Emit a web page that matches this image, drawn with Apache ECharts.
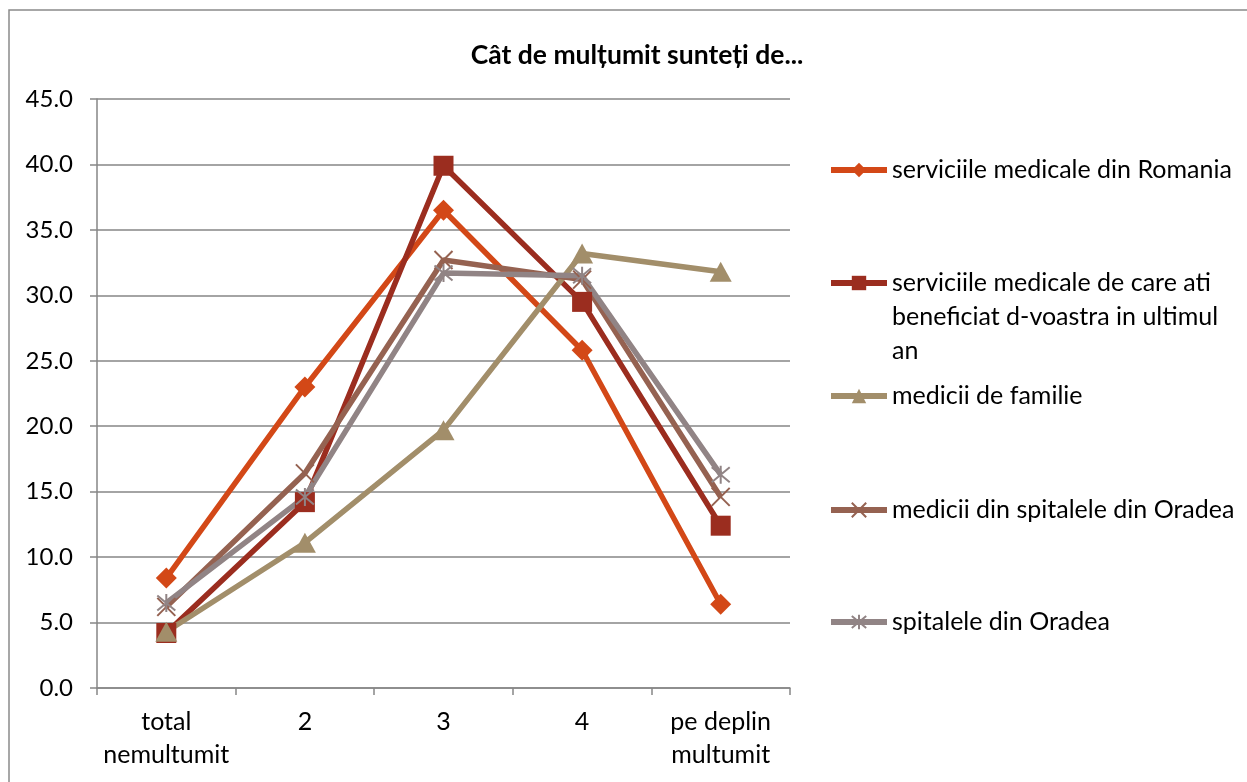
<!DOCTYPE html>
<html>
<head>
<meta charset="utf-8">
<script src="https://cdn.jsdelivr.net/npm/echarts@6/dist/echarts.min.js"></script>
<style>
  html, body { margin: 0; padding: 0; background: #fff; }
  #chart { width: 1247px; height: 782px; }
</style>
</head>
<body>
<div id="chart"></div>
<script>
// categories and values
const categories = ['total\nnemultumit', '2', '3', '4', 'pe deplin\nmultumit']
const seriesNames = [
  'serviciile medicale din Romania',
  'serviciile medicale de care ati beneficiat d-voastra in ultimul an',
  'medicii de familie',
  'medicii din spitalele din Oradea',
  'spitalele din Oradea'
]
const romania = [8.4, 23.0, 36.5, 25.8, 6.4]
const beneficiat = [4.2, 14.2, 39.9, 29.5, 12.4]
const familie = [4.3, 11.1, 19.7, 33.2, 31.8]
const mediciSpitale = [6.2, 16.4, 32.7, 31.2, 14.6]
const spitale = [6.5, 14.6, 31.7, 31.5, 16.3]
const yTicks = [0, 45, 5]

const font = 'Lato, "Open Sans", sans-serif'
const colors = ['#D34817', '#9B2D1F', '#A28E6A', '#956251', '#918485']
const symbols = [
  'diamond',
  'rect',
  'triangle',
  'path://M0,0L10,10M10,0L0,10',
  'path://M0,0L10,10M10,0L0,10M5,-1L5,11'
]
const symbolSizes = [[21, 21], [20, 20], [22, 20], [18, 18], [18, 18]]
const dataList = [romania, beneficiat, familie, mediciSpitale, spitale]

// legend rows (centre y of first text line)
const legendY = [170, 283, 396, 510, 622]

const chart = echarts.init(document.getElementById('chart'))

let series = []
for (let i = 0; i < 5; i++) {
  let strokeOnly = i >= 3
  series.push({
    name: seriesNames[i],
    type: 'line',
    data: dataList[i],
    symbol: symbols[i],
    symbolSize: symbolSizes[i],
    showAllSymbol: true,
    lineStyle: { color: colors[i], width: 5.5 },
    itemStyle: {
      color: colors[i],
      borderColor: strokeOnly ? colors[i] : 'transparent',
      borderWidth: strokeOnly ? 2 : 0
    },
    emphasis: { disabled: true },
    animation: false
  })
}

const lineH = 34
let legends = []
for (let i = 0; i < 5; i++) {
  let multi = i === 1
  // two empty lines first so the icon sits beside the first text line
  let itemText = multi
    ? '\n\nserviciile medicale de care ati\nbeneficiat d-voastra in ultimul\nan'
    : seriesNames[i]
  legends.push({
    data: [seriesNames[i]],
    left: 828,
    top: multi ? legendY[i] - 2.5 * lineH : legendY[i] - lineH / 2,
    padding: 0,
    orient: 'vertical',
    itemWidth: 56,
    itemHeight: 18,
    selectedMode: false,
    lineStyle: { width: 6 },
    formatter: () => itemText,
    textStyle: {
      fontFamily: font,
      fontSize: 25,
      color: '#000',
      lineHeight: lineH
    }
  })
}

chart.setOption({
  animation: false,
  title: {
    text: 'Cât de mulțumit sunteți de...',
    left: 632,
    top: 37,
    textAlign: 'center',
    textStyle: { fontFamily: font, fontSize: 26.5, fontWeight: 'bold', color: '#000' }
  },
  graphic: [{
    type: 'rect',
    shape: { x: 9, y: 10, width: 1400, height: 900 },
    style: { fill: 'none', stroke: '#8a8a8a', lineWidth: 1.5 },
    silent: true
  }],
  legend: legends,
  grid: { left: 97, right: 457, top: 99, bottom: 94 },
  xAxis: {
    type: 'category',
    data: categories,
    boundaryGap: true,
    axisLine: { lineStyle: { color: '#868686', width: 1.5 } },
    axisTick: { show: true, length: 7, lineStyle: { color: '#868686', width: 1.5 } },
    axisLabel: {
      fontFamily: font, fontSize: 25, color: '#000',
      lineHeight: 33, margin: 17, interval: 0
    }
  },
  yAxis: {
    type: 'value',
    min: yTicks[0],
    max: yTicks[1],
    interval: yTicks[2],
    axisLine: { show: true, lineStyle: { color: '#868686', width: 1.5 } },
    axisTick: { show: true, length: 7, lineStyle: { color: '#868686', width: 1.5 } },
    splitLine: { lineStyle: { color: '#868686', width: 1.5 } },
    axisLabel: {
      fontFamily: font, fontSize: 24, color: '#000', margin: 24,
      formatter: v => v.toFixed(1)
    }
  },
  series: series
})
</script>
</body>
</html>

.....

DIRECTIONS
Each line from the top of the material through the line containing "const yTicks = [0, 45, 5]" should be reproduced exactly; please drop any images.

RESPONSE
Emit a web page that matches this image, drawn with Apache ECharts.
<!DOCTYPE html>
<html>
<head>
<meta charset="utf-8">
<script src="https://cdn.jsdelivr.net/npm/echarts@6/dist/echarts.min.js"></script>
<style>
  html, body { margin: 0; padding: 0; background: #fff; }
  #chart { width: 1247px; height: 782px; }
</style>
</head>
<body>
<div id="chart"></div>
<script>
// categories and values
const categories = ['total\nnemultumit', '2', '3', '4', 'pe deplin\nmultumit']
const seriesNames = [
  'serviciile medicale din Romania',
  'serviciile medicale de care ati beneficiat d-voastra in ultimul an',
  'medicii de familie',
  'medicii din spitalele din Oradea',
  'spitalele din Oradea'
]
const romania = [8.4, 23.0, 36.5, 25.8, 6.4]
const beneficiat = [4.2, 14.2, 39.9, 29.5, 12.4]
const familie = [4.3, 11.1, 19.7, 33.2, 31.8]
const mediciSpitale = [6.2, 16.4, 32.7, 31.2, 14.6]
const spitale = [6.5, 14.6, 31.7, 31.5, 16.3]
const yTicks = [0, 45, 5]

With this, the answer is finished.